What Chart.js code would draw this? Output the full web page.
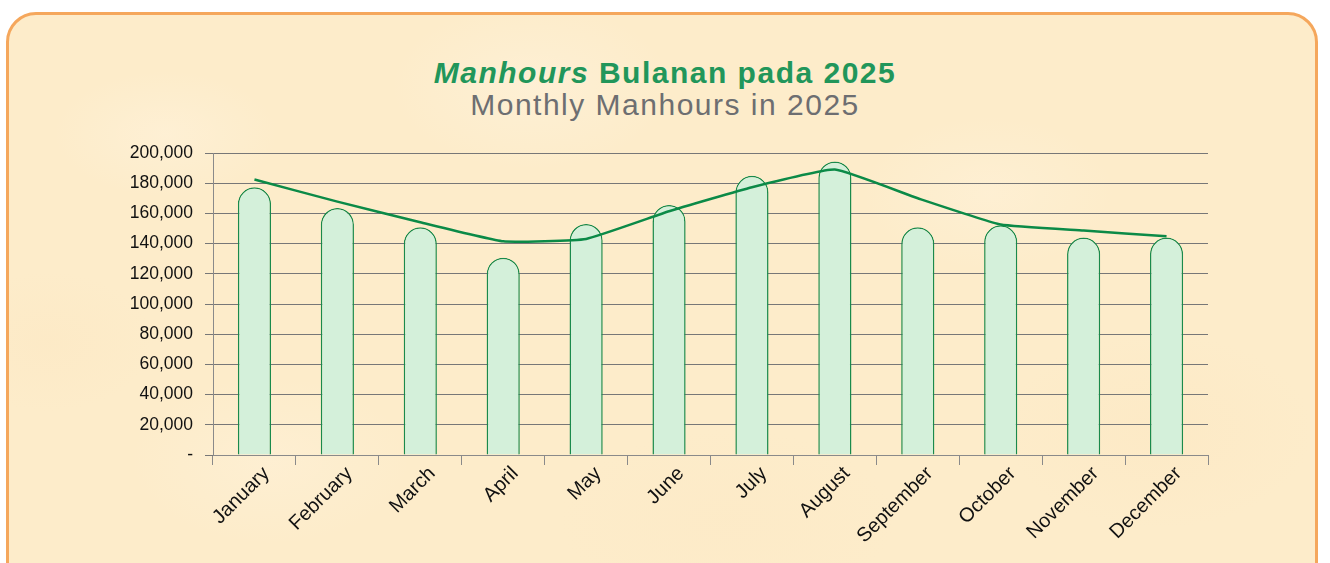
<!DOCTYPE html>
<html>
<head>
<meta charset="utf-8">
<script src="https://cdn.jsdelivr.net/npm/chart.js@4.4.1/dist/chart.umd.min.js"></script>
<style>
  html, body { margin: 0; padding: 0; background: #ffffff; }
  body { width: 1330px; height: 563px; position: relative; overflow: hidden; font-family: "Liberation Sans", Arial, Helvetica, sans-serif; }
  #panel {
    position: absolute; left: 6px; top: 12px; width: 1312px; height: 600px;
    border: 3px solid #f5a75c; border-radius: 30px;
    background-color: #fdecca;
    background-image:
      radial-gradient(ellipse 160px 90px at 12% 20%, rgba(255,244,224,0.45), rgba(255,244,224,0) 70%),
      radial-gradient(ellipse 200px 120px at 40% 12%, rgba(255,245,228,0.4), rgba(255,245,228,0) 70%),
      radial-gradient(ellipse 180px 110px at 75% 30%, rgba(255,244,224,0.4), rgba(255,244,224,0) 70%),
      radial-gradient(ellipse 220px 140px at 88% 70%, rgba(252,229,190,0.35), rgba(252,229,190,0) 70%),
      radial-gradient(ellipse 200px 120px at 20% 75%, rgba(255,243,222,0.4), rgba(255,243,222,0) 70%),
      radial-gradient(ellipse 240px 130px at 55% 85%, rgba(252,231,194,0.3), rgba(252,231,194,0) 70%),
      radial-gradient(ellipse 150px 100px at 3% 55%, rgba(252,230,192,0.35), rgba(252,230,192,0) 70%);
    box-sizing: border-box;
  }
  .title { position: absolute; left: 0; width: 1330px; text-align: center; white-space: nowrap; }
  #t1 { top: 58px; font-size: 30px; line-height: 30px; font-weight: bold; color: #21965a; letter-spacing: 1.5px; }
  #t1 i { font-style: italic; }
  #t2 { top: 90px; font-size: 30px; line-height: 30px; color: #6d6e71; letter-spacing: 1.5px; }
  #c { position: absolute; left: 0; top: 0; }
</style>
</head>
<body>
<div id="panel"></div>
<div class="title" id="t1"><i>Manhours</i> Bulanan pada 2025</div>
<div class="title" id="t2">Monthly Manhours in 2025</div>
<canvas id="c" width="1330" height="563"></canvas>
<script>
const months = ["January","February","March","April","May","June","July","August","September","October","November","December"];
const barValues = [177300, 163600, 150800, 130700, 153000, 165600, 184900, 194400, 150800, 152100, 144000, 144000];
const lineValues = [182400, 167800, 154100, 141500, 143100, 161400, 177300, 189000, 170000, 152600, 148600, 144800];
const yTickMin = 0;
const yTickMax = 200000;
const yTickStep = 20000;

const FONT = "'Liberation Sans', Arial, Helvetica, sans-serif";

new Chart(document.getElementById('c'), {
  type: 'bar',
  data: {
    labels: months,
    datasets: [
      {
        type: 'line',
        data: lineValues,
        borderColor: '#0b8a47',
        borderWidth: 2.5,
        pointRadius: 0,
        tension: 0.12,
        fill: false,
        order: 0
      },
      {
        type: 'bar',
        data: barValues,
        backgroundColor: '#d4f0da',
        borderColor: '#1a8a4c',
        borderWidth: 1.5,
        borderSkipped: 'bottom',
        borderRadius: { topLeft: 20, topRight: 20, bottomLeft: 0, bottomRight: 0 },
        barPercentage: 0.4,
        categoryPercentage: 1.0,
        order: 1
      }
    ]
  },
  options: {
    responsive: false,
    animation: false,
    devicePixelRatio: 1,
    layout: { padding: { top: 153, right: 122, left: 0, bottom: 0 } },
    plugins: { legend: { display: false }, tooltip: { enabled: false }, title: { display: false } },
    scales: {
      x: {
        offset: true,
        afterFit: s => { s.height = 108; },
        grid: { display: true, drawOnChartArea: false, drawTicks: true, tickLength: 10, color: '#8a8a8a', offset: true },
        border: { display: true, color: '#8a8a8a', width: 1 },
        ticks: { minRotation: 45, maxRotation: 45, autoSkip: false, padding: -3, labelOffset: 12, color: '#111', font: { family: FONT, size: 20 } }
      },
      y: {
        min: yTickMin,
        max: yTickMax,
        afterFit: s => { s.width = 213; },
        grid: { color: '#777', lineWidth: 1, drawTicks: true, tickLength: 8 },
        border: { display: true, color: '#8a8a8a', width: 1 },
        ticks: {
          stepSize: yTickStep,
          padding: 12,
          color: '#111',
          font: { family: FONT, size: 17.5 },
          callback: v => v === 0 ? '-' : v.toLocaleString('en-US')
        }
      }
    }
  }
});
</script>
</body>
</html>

++++++++

Omit the pictures and give the material again, exactly and in full.

What Chart.js code would draw this? Output the full web page.
<!DOCTYPE html>
<html>
<head>
<meta charset="utf-8">
<script src="https://cdn.jsdelivr.net/npm/chart.js@4.4.1/dist/chart.umd.min.js"></script>
<style>
  html, body { margin: 0; padding: 0; background: #ffffff; }
  body { width: 1330px; height: 563px; position: relative; overflow: hidden; font-family: "Liberation Sans", Arial, Helvetica, sans-serif; }
  #panel {
    position: absolute; left: 6px; top: 12px; width: 1312px; height: 600px;
    border: 3px solid #f5a75c; border-radius: 30px;
    background-color: #fdecca;
    background-image:
      radial-gradient(ellipse 160px 90px at 12% 20%, rgba(255,244,224,0.45), rgba(255,244,224,0) 70%),
      radial-gradient(ellipse 200px 120px at 40% 12%, rgba(255,245,228,0.4), rgba(255,245,228,0) 70%),
      radial-gradient(ellipse 180px 110px at 75% 30%, rgba(255,244,224,0.4), rgba(255,244,224,0) 70%),
      radial-gradient(ellipse 220px 140px at 88% 70%, rgba(252,229,190,0.35), rgba(252,229,190,0) 70%),
      radial-gradient(ellipse 200px 120px at 20% 75%, rgba(255,243,222,0.4), rgba(255,243,222,0) 70%),
      radial-gradient(ellipse 240px 130px at 55% 85%, rgba(252,231,194,0.3), rgba(252,231,194,0) 70%),
      radial-gradient(ellipse 150px 100px at 3% 55%, rgba(252,230,192,0.35), rgba(252,230,192,0) 70%);
    box-sizing: border-box;
  }
  .title { position: absolute; left: 0; width: 1330px; text-align: center; white-space: nowrap; }
  #t1 { top: 58px; font-size: 30px; line-height: 30px; font-weight: bold; color: #21965a; letter-spacing: 1.5px; }
  #t1 i { font-style: italic; }
  #t2 { top: 90px; font-size: 30px; line-height: 30px; color: #6d6e71; letter-spacing: 1.5px; }
  #c { position: absolute; left: 0; top: 0; }
</style>
</head>
<body>
<div id="panel"></div>
<div class="title" id="t1"><i>Manhours</i> Bulanan pada 2025</div>
<div class="title" id="t2">Monthly Manhours in 2025</div>
<canvas id="c" width="1330" height="563"></canvas>
<script>
const months = ["January","February","March","April","May","June","July","August","September","October","November","December"];
const barValues = [177300, 163600, 150800, 130700, 153000, 165600, 184900, 194400, 150800, 152100, 144000, 144000];
const lineValues = [182400, 167800, 154100, 141500, 143100, 161400, 177300, 189000, 170000, 152600, 148600, 144800];
const yTickMin = 0;
const yTickMax = 200000;
const yTickStep = 20000;

const FONT = "'Liberation Sans', Arial, Helvetica, sans-serif";

new Chart(document.getElementById('c'), {
  type: 'bar',
  data: {
    labels: months,
    datasets: [
      {
        type: 'line',
        data: lineValues,
        borderColor: '#0b8a47',
        borderWidth: 2.5,
        pointRadius: 0,
        tension: 0.12,
        fill: false,
        order: 0
      },
      {
        type: 'bar',
        data: barValues,
        backgroundColor: '#d4f0da',
        borderColor: '#1a8a4c',
        borderWidth: 1.5,
        borderSkipped: 'bottom',
        borderRadius: { topLeft: 20, topRight: 20, bottomLeft: 0, bottomRight: 0 },
        barPercentage: 0.4,
        categoryPercentage: 1.0,
        order: 1
      }
    ]
  },
  options: {
    responsive: false,
    animation: false,
    devicePixelRatio: 1,
    layout: { padding: { top: 153, right: 122, left: 0, bottom: 0 } },
    plugins: { legend: { display: false }, tooltip: { enabled: false }, title: { display: false } },
    scales: {
      x: {
        offset: true,
        afterFit: s => { s.height = 108; },
        grid: { display: true, drawOnChartArea: false, drawTicks: true, tickLength: 10, color: '#8a8a8a', offset: true },
        border: { display: true, color: '#8a8a8a', width: 1 },
        ticks: { minRotation: 45, maxRotation: 45, autoSkip: false, padding: -3, labelOffset: 12, color: '#111', font: { family: FONT, size: 20 } }
      },
      y: {
        min: yTickMin,
        max: yTickMax,
        afterFit: s => { s.width = 213; },
        grid: { color: '#777', lineWidth: 1, drawTicks: true, tickLength: 8 },
        border: { display: true, color: '#8a8a8a', width: 1 },
        ticks: {
          stepSize: yTickStep,
          padding: 12,
          color: '#111',
          font: { family: FONT, size: 17.5 },
          callback: v => v === 0 ? '-' : v.toLocaleString('en-US')
        }
      }
    }
  }
});
</script>
</body>
</html>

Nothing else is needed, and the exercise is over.